Jameela Jamil calls out ‘extreme’ weight loss at Oscars and accuses stars of using ‘weight loss injections’

Jameela Jamil has called out what she perceived as “extreme” weight loss at the Oscars this year, accusing her fellow stars of using “weight loss injections”.

Posting after the awards ceremony on Sunday(12 March), the 37-year-old British actor wrote about how “weight loss becomes an Olympic sport during awards season”.

“The images last.

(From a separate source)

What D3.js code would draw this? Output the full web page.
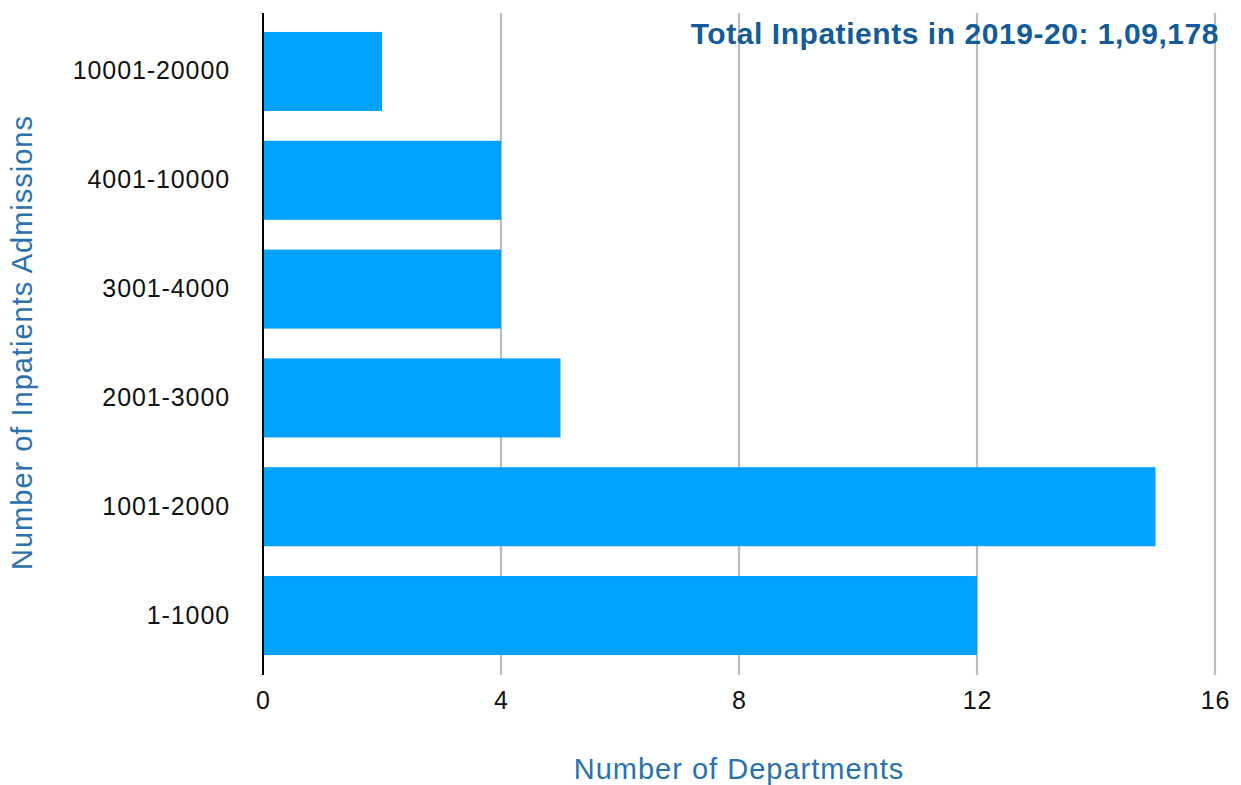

But the methods aren’t sustainable, nor are they normally sustained, until the next awards season!” Jamil wrote. “Where again the images of ageless, weightless women are used as a tool of aspiration.”

The Good Place star said that she “loved so many of the dresses, and the people in them”, however, “it is an industry pressure and a result of f****** tiny samples from designers that are straight off the runway from fashion month, that result in such a forced uniform thinness, and fear of wrinkles.”

In her post, Jamil, who is well known for her public condemnations of controversial weight-loss advertisements, also claimed that many people practiced unsustainable dieting, and took weight-loss injections.

“I’m not being judgemental,” she said. “I just don’t want you to be triggered, or to make any sudden decisions, because of the images of impossible standards that come out today.

“It’s a temporary extreme,” Jamil warned. “None of this lasts.”

Towards the end of her posts, the She-Hulk star clarified that her message doesn’t apply to “all the people at the Oscars.”

In January this year, Jamil spoke out against the use of diabetes medication Ozempic as a weight-loss method, with the actor revealing she is “deeply concerned” and “fears for everyone”.

The actor condemned the trend of people using the injectable medication, which is meant to improve blood sugar in those with type 2 diabetes, as a diet drug.

“I have said what I have said about the potential harm of people using the diabetes medication for weight loss only,” she wrote in a post on Instagram. “I fear for everyone in the next few years. Rich people are buying this stuff off prescription for upwards of $1,000. Actual diabetes are seeing shortages. It’s now a mainstream craze in Hollywood.

“I’m deeply concerned but I can’t change any of your minds because fatphobia has our generation in a chokehold,” she added.